Wastewater contains significant amounts of chemical energy in the form of organic matter and thermal energy from household and industrial use. Biogas generation through anaerobic digestion of sludge is now standard at large treatment plants, but innovations aim to capture value earlier in the system. In-sewer energy harvesting uses turbines or hydrokinetic devices placed in gravity mains to generate electricity as flow passes through. While the power output per unit is modest, arrays of such devices can offset energy costs for pumping stations and sensor networks. Heat recovery from sewer pipes via heat exchangers installed in manholes or at headworks can preheat building water or supplement district heating networks. The International Energy Agency estimates that heat recovery from sewers could supply 10-15% of urban heating demand in temperate climates, reducing reliance on fossil fuels.

Water Reuse and Nutrient Recovery

Increasingly, sewer systems are designed with decentralized treatment nodes that enable water reclamation close to the point of generation. On-site greywater separation and blackwater treatment systems reduce the load on trunk sewers while producing reclaimed water for irrigation and toilet flushing. At the treatment plant level, processes like struvite crystallization recover phosphorus and ammonia from sludge dewatering liquid, creating slow-release fertilizer pellets. The resulting reduction in nutrient discharge mitigates eutrophication in receiving water bodies. Several utilities now operate direct potable reuse facilities that treat advanced wastewater to drinking water standards and inject it into the distribution system. While fully separate from the sewer network, these systems represent the ultimate in sustainable water management, closing the loop between discharge and supply. The EPA’s Water Reuse Guidelines provide a comprehensive framework for implementing such schemes safely and cost-effectively.

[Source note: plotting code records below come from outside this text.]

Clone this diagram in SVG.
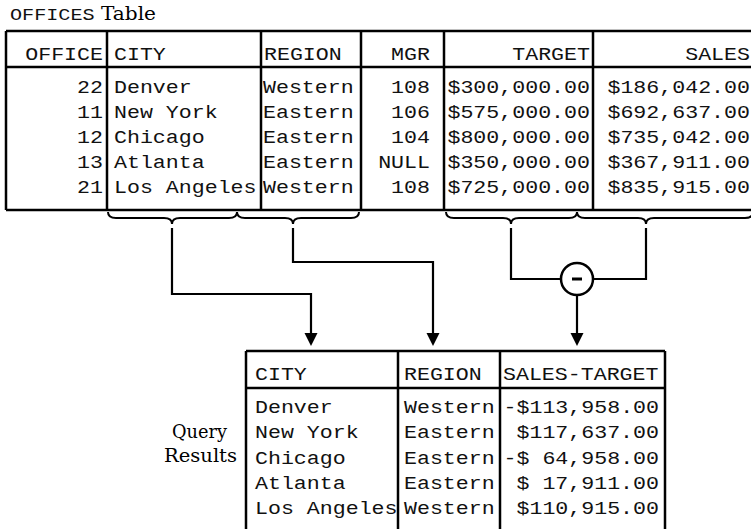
<svg xmlns="http://www.w3.org/2000/svg" width="751" height="529" viewBox="0 0 751 529">
<style>
.m{font-family:"Liberation Mono","DejaVu Sans Mono",monospace;font-size:18px;fill:#111}
.e{text-anchor:end}
.s{font-family:"DejaVu Serif","Liberation Serif",serif;font-size:19px;fill:#000}
.tb{fill:none;stroke:#000;stroke-width:2.5}
.cn{fill:none;stroke:#000;stroke-width:2.2}
.br{fill:none;stroke:#000;stroke-width:2}
</style>
<defs>
<marker id="ah" markerUnits="userSpaceOnUse" markerWidth="14" markerHeight="14" viewBox="0 0 14 14" refX="7" refY="6.5" orient="auto">
<path d="M0,0 L13,6.5 L0,13 Z" fill="#000"/>
</marker>
</defs>
<rect width="751" height="529" fill="#fff"/>

<g id="title">
<text class="m" transform="translate(10,20) scale(1.26,1)" style="font-size:16px">OFFICES</text>
<text class="s" x="101" y="20" textLength="55" lengthAdjust="spacingAndGlyphs">Table</text>
</g>

<g id="offices-table">
<path class="tb" d="M6,31 H752 M6,67 H752 M6,210 H752 M6,31 V210 M107,31 V210 M261,31 V210 M361,31 V210 M444,31 V210 M593,31 V210"/>
<g transform="scale(1.2,1)">
<text class="m e" x="85.83" y="60">OFFICE</text>
<text class="m" x="95" y="60">CITY</text>
<text class="m" x="220" y="60">REGION</text>
<text class="m e" x="358.33" y="60">MGR</text>
<text class="m e" x="491.67" y="60">TARGET</text>
<text class="m e" x="625" y="60">SALES</text>

<text class="m e" x="85.83" y="93">22</text>
<text class="m e" x="85.83" y="118">11</text>
<text class="m e" x="85.83" y="143">12</text>
<text class="m e" x="85.83" y="168">13</text>
<text class="m e" x="85.83" y="193">21</text>

<text class="m" x="95" y="93">Denver</text>
<text class="m" x="95" y="118">New York</text>
<text class="m" x="95" y="143">Chicago</text>
<text class="m" x="95" y="168">Atlanta</text>
<text class="m" x="95" y="193">Los Angeles</text>

<text class="m" x="219.17" y="93">Western</text>
<text class="m" x="219.17" y="118">Eastern</text>
<text class="m" x="219.17" y="143">Eastern</text>
<text class="m" x="219.17" y="168">Eastern</text>
<text class="m" x="219.17" y="193">Western</text>

<text class="m e" x="358.33" y="93">108</text>
<text class="m e" x="358.33" y="118">106</text>
<text class="m e" x="358.33" y="143">104</text>
<text class="m e" x="358.33" y="168">NULL</text>
<text class="m e" x="358.33" y="193">108</text>

<text class="m e" x="491.67" y="93">$300,000.00</text>
<text class="m e" x="491.67" y="118">$575,000.00</text>
<text class="m e" x="491.67" y="143">$800,000.00</text>
<text class="m e" x="491.67" y="168">$350,000.00</text>
<text class="m e" x="491.67" y="193">$725,000.00</text>

<text class="m e" x="625" y="93">$186,042.00</text>
<text class="m e" x="625" y="118">$692,637.00</text>
<text class="m e" x="625" y="143">$735,042.00</text>
<text class="m e" x="625" y="168">$367,911.00</text>
<text class="m e" x="625" y="193">$835,915.00</text>
</g>
</g>

<g id="minus-op">
<circle cx="577" cy="279" r="16" fill="#fff" stroke="#000" stroke-width="2.5"/>
<line x1="572" y1="279" x2="582" y2="279" stroke="#000" stroke-width="3"/>
</g>

<g id="connectors">
<path class="br" d="M108,212 Q108,218 116,218 L164,218 Q172,218 172,224 Q172,218 180,218 L229,218 Q237,218 237,212"/>
<path class="br" d="M237,212 Q237,218 245,218 L285,218 Q293,218 293,224 Q293,218 301,218 L351,218 Q359,218 359,212"/>
<path class="br" d="M446,212 Q446,218 454,218 L503,218 Q511,218 511,224 Q511,218 519,218 L569,218 Q577,218 577,212"/>
<path class="br" d="M577,212 Q577,218 585,218 L638,218 Q646,218 646,224 Q646,218 654,218 L745,218 Q753,218 753,212"/>
<path class="cn" d="M172,228 V294 H311 V340" marker-end="url(#ah)"/>
<path class="cn" d="M293,228 V262 H433 V340" marker-end="url(#ah)"/>
<path class="cn" d="M511,228 V279 H561"/>
<path class="cn" d="M593,279 H646 V228"/>
<path class="cn" d="M577,295 V340" marker-end="url(#ah)"/>
</g>

<g id="label-query-results">
<text class="s" x="172" y="438" textLength="55" lengthAdjust="spacingAndGlyphs">Query</text>
<text class="s" x="164" y="462" textLength="73" lengthAdjust="spacingAndGlyphs">Results</text>
</g>

<g id="query-results-table">
<path class="tb" d="M246,351 H665 M246,388 H665 M246,351 V531 M398,351 V531 M500,351 V531 M665,351 V531"/>
<g transform="scale(1.2,1)">
<text class="m" x="212.5" y="380">CITY</text>
<text class="m" x="336.67" y="380">REGION</text>
<text class="m" x="419.17" y="380">SALES-TARGET</text>

<text class="m" x="212.5" y="413">Denver</text>
<text class="m" x="212.5" y="438.5">New York</text>
<text class="m" x="212.5" y="464">Chicago</text>
<text class="m" x="212.5" y="489">Atlanta</text>
<text class="m" x="212.5" y="514.5">Los Angeles</text>

<text class="m" x="336.67" y="413">Western</text>
<text class="m" x="336.67" y="438.5">Eastern</text>
<text class="m" x="336.67" y="464">Eastern</text>
<text class="m" x="336.67" y="489">Eastern</text>
<text class="m" x="336.67" y="514.5">Western</text>

<text class="m e" x="549.17" y="413">-$113,958.00</text>
<text class="m e" x="549.17" y="438.5">$117,637.00</text>
<text class="m e" x="549.17" y="464" xml:space="preserve">-$ 64,958.00</text>
<text class="m e" x="549.17" y="489" xml:space="preserve">$ 17,911.00</text>
<text class="m e" x="549.17" y="514.5">$110,915.00</text>
</g>
</g>
</svg>
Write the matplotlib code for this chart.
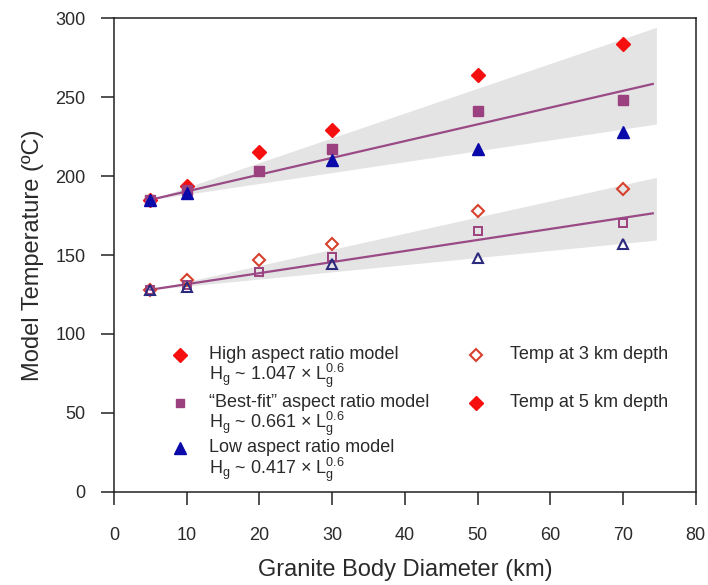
import numpy as np
import matplotlib
matplotlib.use("Agg")
import matplotlib.pyplot as plt
from matplotlib import font_manager

# ---- data -------------------------------------------------------------
diam_all = [5, 10, 20, 30, 50, 70]
diam_low = [5, 10, 30, 50, 70]

# temperature at 5 km depth (filled markers)
high_5km = [185, 194, 215, 229, 264, 284]
best_5km = [185, 191, 203, 217, 241, 248]
low_5km = [185, 189, 210, 217, 228]

# temperature at 3 km depth (open markers)
high_3km = [128, 134, 147, 157, 178, 192]
best_3km = [128, 131, 139, 149, 165, 170]
low_3km = [128, 130, 144, 148, 157]

# trend lines (best-fit model)
fit_x = [5, 74.1]
fit_5km = [185, 258.4]
fit_3km = [128, 176.4]

# spread between high and low aspect ratio models
band_x = [5, 74.6]
band_5km_lo = [185, 233]
band_5km_hi = [185, 294.3]
band_3km_lo = [128, 159.5]
band_3km_hi = [128, 199.2]

x_ticks = [0, 10, 20, 30, 40, 50, 60, 70, 80]
y_ticks = [0, 50, 100, 150, 200, 250, 300]

legend_models = [
    ("High aspect ratio model", "1.047"),
    ("\u201cBest-fit\u201d aspect ratio model", "0.661"),
    ("Low aspect ratio model", "0.417"),
]

# ---- style ------------------------------------------------------------
names = {f.name for f in font_manager.fontManager.ttflist}
family = "Liberation Sans Narrow" if "Liberation Sans Narrow" in names else "Liberation Sans"
plt.rcParams["font.family"] = [family, "DejaVu Sans"]
plt.rcParams["mathtext.fontset"] = "custom"
plt.rcParams["mathtext.rm"] = family
plt.rcParams["mathtext.it"] = family
plt.rcParams["mathtext.default"] = "regular"

RED = "#f50f0f"
PURPLE = "#9b417f"
BLUE = "#0a0aaa"
NAVY = "#2b2a7e"
ORANGE = "#d6402c"
LINE = "#9a4a86"
BAND = "#e4e4e4"
TXT = "#2a2a2a"

fig = plt.figure(figsize=(7.08, 5.85), dpi=100)
ax = fig.add_axes([0.161, 0.1595, 0.8216, 0.8092])

ax.fill_between(band_x, band_5km_lo, band_5km_hi, color=BAND, lw=0, zorder=1)
ax.fill_between(band_x, band_3km_lo, band_3km_hi, color=BAND, lw=0, zorder=1)
ax.plot(fit_x, fit_5km, color=LINE, lw=1.6, zorder=2)
ax.plot(fit_x, fit_3km, color=LINE, lw=1.6, zorder=2)

ms_d, ms_s, ms_t = 6.8, 7, 9
ax.plot(diam_all, high_5km, ls="none", marker="D", ms=ms_d, mfc=RED, mec=RED, zorder=3)
ax.plot(diam_all, best_5km, ls="none", marker="s", ms=ms_s, mfc=PURPLE, mec=PURPLE, zorder=4)
ax.plot(diam_low, low_5km, ls="none", marker="^", ms=ms_t, mfc=BLUE, mec=BLUE, zorder=5)

ax.plot(diam_all, high_3km, ls="none", marker="D", ms=6.2, mfc="none", mec=ORANGE, mew=1.5, zorder=3)
ax.plot(diam_all, best_3km, ls="none", marker="s", ms=6.2, mfc="none", mec=PURPLE, mew=1.4, zorder=4)
ax.plot(diam_low, low_3km, ls="none", marker="^", ms=7.8, mfc="none", mec=NAVY, mew=1.5, zorder=5)

ax.set_xlim(0, 80)
ax.set_ylim(0, 300)
ax.set_xticks(x_ticks)
ax.set_yticks(y_ticks)
ax.tick_params(direction="out", length=9.5, width=1.1, color="#222222",
               labelsize=13, labelcolor=TXT)
ax.tick_params(axis="x", pad=16)
ax.tick_params(axis="y", pad=11)
for sp in ax.spines.values():
    sp.set_linewidth(1.1)
    sp.set_color("#222222")

ax.set_xlabel("Granite Body Diameter (km)", fontsize=17, color=TXT, labelpad=11)
ax.set_ylabel("Model Temperature (\u00baC)", fontsize=17, color=TXT, labelpad=8)

# ---- legend (drawn by hand in axes coordinates) -------------------------
tr = ax.transAxes
def ax_y(py):
    return (491.7 - py) / 473.4

def ax_x(px):
    return (px - 114) / 581.7

LFS = 13
key_x = ax_x(180)
text_x = ax_x(209.5)
title_y = [355, 403, 448]
formula_y = [376, 424, 470]
keys = [dict(marker="D", ms=ms_d, mfc=RED, mec=RED),
        dict(marker="s", ms=6, mfc=PURPLE, mec=PURPLE),
        dict(marker="^", ms=8, mfc=BLUE, mec=BLUE)]
for (title, coef), ty, fy, k in zip(legend_models, title_y, formula_y, keys):
    ax.plot([key_x], [ax_y(ty)], transform=tr, ls="none", clip_on=False, **k)
    ax.text(text_x, ax_y(ty), title, transform=tr, fontsize=LFS, color=TXT,
            va="center", ha="left")
    ax.text(text_x, ax_y(fy), r"H$_{g}$ ~ " + coef + r" $\times$ L$_{g}^{0.6}$",
            transform=tr, fontsize=LFS, color=TXT, va="center", ha="left")

key2_x = ax_x(476)
text2_x = ax_x(510)
ax.plot([key2_x], [ax_y(355)], transform=tr, ls="none", marker="D", ms=6.2,
        mfc="none", mec=ORANGE, mew=1.5)
ax.text(text2_x, ax_y(355), "Temp at 3 km depth", transform=tr, fontsize=LFS,
        color=TXT, va="center", ha="left")
ax.plot([key2_x], [ax_y(403)], transform=tr, ls="none", marker="D", ms=ms_d,
        mfc=RED, mec=RED)
ax.text(text2_x, ax_y(403), "Temp at 5 km depth", transform=tr, fontsize=LFS,
        color=TXT, va="center", ha="left")

fig.savefig("out.png", dpi=100)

Challenges and Future Outlook

Despite the remarkable potential of these technologies, widespread adoption faces several hurdles. High capital costs, especially for IoT sensor networks and robotic fleets, strain the budgets of cash-poor municipalities. The lack of standardized protocols for data integration means that utilities often struggle to extract actionable insights from the flood of information generated by smart sensors. Skilled personnel—engineers proficient in data analytics, robotics, and material science—are in short supply. Furthermore, regulatory frameworks in many regions have not kept pace with innovation; for example, approval cycles for new trenchless liners can extend over years, delaying deployment of superior materials.

Nevertheless, the trajectory is clear. Federal and state funding programs, such as the U.S. Infrastructure Investment and Jobs Act, are allocating billions to water infrastructure modernization, much of it contingent on adoption of innovative technologies. Industry consortia are developing interoperability standards for IoT in water systems, modeled on the Open Smart Water Platform. Training programs at community colleges and universities are expanding to produce the next generation of water technology specialists. As the costs of sensors, robotics, and advanced materials continue to decline—driven by economies of scale and competition—the return on investment for municipalities will only improve.

Looking ahead, the convergence of sewer line innovations with broader smart city initiatives will create truly integrated urban water systems. Real-time data from sewer networks will feed into urban flood modeling, stormwater management, and traffic planning. Autonomous maintenance fleets will become the norm, reducing human exposure to hazardous environments. And resource recovery will transform wastewater from a liability into an asset that supplies energy, water, and nutrients. Urban planners, civil engineers, and policy makers who embrace these changes will not only build more resilient infrastructure but also set the foundation for sustainable, livable cities in the decades to come.